## [What you have to do]
Copy out all the lines exactly. Omit pictures.

***

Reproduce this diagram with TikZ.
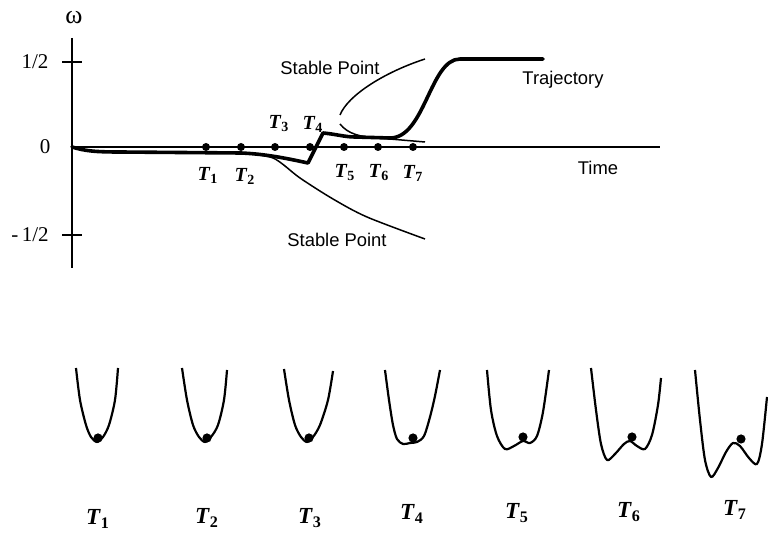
\documentclass[tikz,border=0pt]{standalone}
\usepackage{fontspec}
\setmainfont{Liberation Serif}
\setsansfont{Liberation Sans}
\usetikzlibrary{positioning}
\newcommand{\Tsub}[1]{\textbf{\textit{T}\textsubscript{\textup{#1}}}}

\begin{document}
\begin{tikzpicture}[
    x=0.5pt, y=-0.5pt,
    axis/.style={line width=1pt},
    traj/.style={line width=1.8pt, line join=round, line cap=round},
    branch/.style={line width=0.75pt},
    well/.style={line width=1.1pt, line join=round},
    dot/.style={circle, fill, inner sep=0pt, minimum size=4pt},
    ball/.style={circle, fill, inner sep=0pt, minimum size=4.6pt},
    ticklab/.style={font=\fontsize{10.5}{12}\selectfont},
    plotlab/.style={font=\sffamily\fontsize{9.2}{11}\selectfont},
    tlab/.style={font=\fontsize{10}{12}\selectfont, inner sep=1pt},
    wlab/.style={font=\fontsize{11.5}{14}\selectfont, inner sep=1pt},
  ]
  \useasboundingbox (0,0) rectangle (768,534);

  % =================== Axes ===================
  \draw[axis] (72,38) -- (72,268);
  \draw[axis] (72,147) -- (660,147);
  \draw[axis] (62,62) -- (82,62);
  \draw[axis] (62,235) -- (82,235);

  \node[font=\fontsize{13}{14}\selectfont] (wlbl) at (74,18) {ω};
  \node[ticklab] (half) at (35,62) {1/2};
  \node[ticklab] (zero) at (45,147) {0};
  \node[ticklab] (mhalf) at (30,235) {-\,1/2};
  \node[plotlab] (time) at (598,168) {Time};

  % sample instants on the time axis
  \foreach \i/\x in {1/206,2/241,3/275,4/310,5/344,6/378,7/413}
    \node[dot] (t\i) at (\x,147) {};

  \node[tlab] at (208,175) {\Tsub{1}};
  \node[tlab] at (245,176) {\Tsub{2}};
  \node[tlab] at (279,124) {\Tsub{3}};
  \node[tlab] at (313,124) {\Tsub{4}};
  \node[tlab] at (345,173) {\Tsub{5}};
  \node[tlab] at (379,173) {\Tsub{6}};
  \node[tlab] at (413,173) {\Tsub{7}};

  % =================== Stable points ===================
  % upper branch
  \draw[branch] (340,115) .. controls (348,95) and (385,72) .. (425,59);
  % unstable / middle branch
  \draw[branch] (340,124) .. controls (348,134) and (360,137) .. (378,138) -- (425,142);
  % lower branch
  \draw[branch] plot[smooth] coordinates {(241,153) (273,158) (300,178) (333,199) (367,217) (425,239)};

  \node[plotlab] (sp1) at (330,68) {Stable Point};
  \node[plotlab] (sp2) at (337,240) {Stable Point};

  % =================== Trajectory ===================
  \draw[traj] (72,147) .. controls (85,151) and (95,152) .. (120,152) -- (241,153)
    .. controls (265,154) and (285,158) .. (308,163) -- (323,133)
    .. controls (335,134) and (345,137) .. (355,137) -- (390,138)
    .. controls (425,138) and (430,59) .. (460,59) -- (543,59);
  \node[plotlab] (trj) at (563,80) {Trajectory};

  % =================== Potential wells ===================
  % T1
  \draw[well] plot[smooth] coordinates {(76,368) (80,400) (86,425) (91,437) (97,442) (103,437) (109,425) (115,400) (118,368)};
  \node[ball] (b1) at (98,438) {};
  % T2
  \draw[well] plot[smooth] coordinates {(182,368) (187,400) (193,425) (199,437) (205,442) (211,437) (218,425) (224,400) (227,370)};
  \node[ball] (b2) at (207,438) {};
  % T3
  \draw[well] plot[smooth] coordinates {(284,369) (289,400) (295,425) (301,437) (307,442) (313,437) (320,425) (328,400) (333,371)};
  \node[ball] (b3) at (309,438) {};
  % T4
  \draw[well] plot[smooth] coordinates {(385,370) (389,400) (393,425) (397,439) (403,444) (410,443) (417,442) (424,436) (430,417) (435,396) (440,370)};
  \node[ball] (b4) at (413,438) {};
  % T5
  \draw[well] plot[smooth] coordinates {(487,370) (491,410) (497,436) (505,449) (514,446) (523,441) (530,443) (537,436) (543,412) (549,370)};
  \node[ball] (b5) at (523,437) {};
  % T6
  \draw[well] plot[smooth] coordinates {(591,368) (596,410) (601,444) (607,460) (615,454) (624,444) (630,441) (637,446) (645,449) (652,435) (658,405) (661,378)};
  \node[ball] (b6) at (632,437) {};
  % T7
  \draw[well] plot[smooth] coordinates {(695,370) (700,420) (705,460) (711,477) (718,468) (726,452) (733,443) (740,446) (749,458) (757,464) (762,444) (767,397)};
  \node[ball] (b7) at (741,439) {};

  % well labels
  \node[wlab] (w1) at (98,519) {\Tsub{1}};
  \node[wlab] (w2) at (207,518) {\Tsub{2}};
  \node[wlab] (w3) at (310,518) {\Tsub{3}};
  \node[wlab] (w4) at (412,514) {\Tsub{4}};
  \node[wlab] (w5) at (517,513) {\Tsub{5}};
  \node[wlab] (w6) at (629,512) {\Tsub{6}};
  \node[wlab] (w7) at (735,510) {\Tsub{7}};

\end{tikzpicture}
\end{document}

***

## [Task response]
Reproduce this diagram with TikZ.
\documentclass[tikz,border=0pt]{standalone}
\usepackage{fontspec}
\setmainfont{Liberation Serif}
\setsansfont{Liberation Sans}
\usetikzlibrary{positioning}
\newcommand{\Tsub}[1]{\textbf{\textit{T}\textsubscript{\textup{#1}}}}

\begin{document}
\begin{tikzpicture}[
    x=0.5pt, y=-0.5pt,
    axis/.style={line width=1pt},
    traj/.style={line width=1.8pt, line join=round, line cap=round},
    branch/.style={line width=0.75pt},
    well/.style={line width=1.1pt, line join=round},
    dot/.style={circle, fill, inner sep=0pt, minimum size=4pt},
    ball/.style={circle, fill, inner sep=0pt, minimum size=4.6pt},
    ticklab/.style={font=\fontsize{10.5}{12}\selectfont},
    plotlab/.style={font=\sffamily\fontsize{9.2}{11}\selectfont},
    tlab/.style={font=\fontsize{10}{12}\selectfont, inner sep=1pt},
    wlab/.style={font=\fontsize{11.5}{14}\selectfont, inner sep=1pt},
  ]
  \useasboundingbox (0,0) rectangle (768,534);

  % =================== Axes ===================
  \draw[axis] (72,38) -- (72,268);
  \draw[axis] (72,147) -- (660,147);
  \draw[axis] (62,62) -- (82,62);
  \draw[axis] (62,235) -- (82,235);

  \node[font=\fontsize{13}{14}\selectfont] (wlbl) at (74,18) {ω};
  \node[ticklab] (half) at (35,62) {1/2};
  \node[ticklab] (zero) at (45,147) {0};
  \node[ticklab] (mhalf) at (30,235) {-\,1/2};
  \node[plotlab] (time) at (598,168) {Time};

  % sample instants on the time axis
  \foreach \i/\x in {1/206,2/241,3/275,4/310,5/344,6/378,7/413}
    \node[dot] (t\i) at (\x,147) {};

  \node[tlab] at (208,175) {\Tsub{1}};
  \node[tlab] at (245,176) {\Tsub{2}};
  \node[tlab] at (279,124) {\Tsub{3}};
  \node[tlab] at (313,124) {\Tsub{4}};
  \node[tlab] at (345,173) {\Tsub{5}};
  \node[tlab] at (379,173) {\Tsub{6}};
  \node[tlab] at (413,173) {\Tsub{7}};

  % =================== Stable points ===================
  % upper branch
  \draw[branch] (340,115) .. controls (348,95) and (385,72) .. (425,59);
  % unstable / middle branch
  \draw[branch] (340,124) .. controls (348,134) and (360,137) .. (378,138) -- (425,142);
  % lower branch
  \draw[branch] plot[smooth] coordinates {(241,153) (273,158) (300,178) (333,199) (367,217) (425,239)};

  \node[plotlab] (sp1) at (330,68) {Stable Point};
  \node[plotlab] (sp2) at (337,240) {Stable Point};

  % =================== Trajectory ===================
  \draw[traj] (72,147) .. controls (85,151) and (95,152) .. (120,152) -- (241,153)
    .. controls (265,154) and (285,158) .. (308,163) -- (323,133)
    .. controls (335,134) and (345,137) .. (355,137) -- (390,138)
    .. controls (425,138) and (430,59) .. (460,59) -- (543,59);
  \node[plotlab] (trj) at (563,80) {Trajectory};

  % =================== Potential wells ===================
  % T1
  \draw[well] plot[smooth] coordinates {(76,368) (80,400) (86,425) (91,437) (97,442) (103,437) (109,425) (115,400) (118,368)};
  \node[ball] (b1) at (98,438) {};
  % T2
  \draw[well] plot[smooth] coordinates {(182,368) (187,400) (193,425) (199,437) (205,442) (211,437) (218,425) (224,400) (227,370)};
  \node[ball] (b2) at (207,438) {};
  % T3
  \draw[well] plot[smooth] coordinates {(284,369) (289,400) (295,425) (301,437) (307,442) (313,437) (320,425) (328,400) (333,371)};
  \node[ball] (b3) at (309,438) {};
  % T4
  \draw[well] plot[smooth] coordinates {(385,370) (389,400) (393,425) (397,439) (403,444) (410,443) (417,442) (424,436) (430,417) (435,396) (440,370)};
  \node[ball] (b4) at (413,438) {};
  % T5
  \draw[well] plot[smooth] coordinates {(487,370) (491,410) (497,436) (505,449) (514,446) (523,441) (530,443) (537,436) (543,412) (549,370)};
  \node[ball] (b5) at (523,437) {};
  % T6
  \draw[well] plot[smooth] coordinates {(591,368) (596,410) (601,444) (607,460) (615,454) (624,444) (630,441) (637,446) (645,449) (652,435) (658,405) (661,378)};
  \node[ball] (b6) at (632,437) {};
  % T7
  \draw[well] plot[smooth] coordinates {(695,370) (700,420) (705,460) (711,477) (718,468) (726,452) (733,443) (740,446) (749,458) (757,464) (762,444) (767,397)};
  \node[ball] (b7) at (741,439) {};

  % well labels
  \node[wlab] (w1) at (98,519) {\Tsub{1}};
  \node[wlab] (w2) at (207,518) {\Tsub{2}};
  \node[wlab] (w3) at (310,518) {\Tsub{3}};
  \node[wlab] (w4) at (412,514) {\Tsub{4}};
  \node[wlab] (w5) at (517,513) {\Tsub{5}};
  \node[wlab] (w6) at (629,512) {\Tsub{6}};
  \node[wlab] (w7) at (735,510) {\Tsub{7}};

\end{tikzpicture}
\end{document}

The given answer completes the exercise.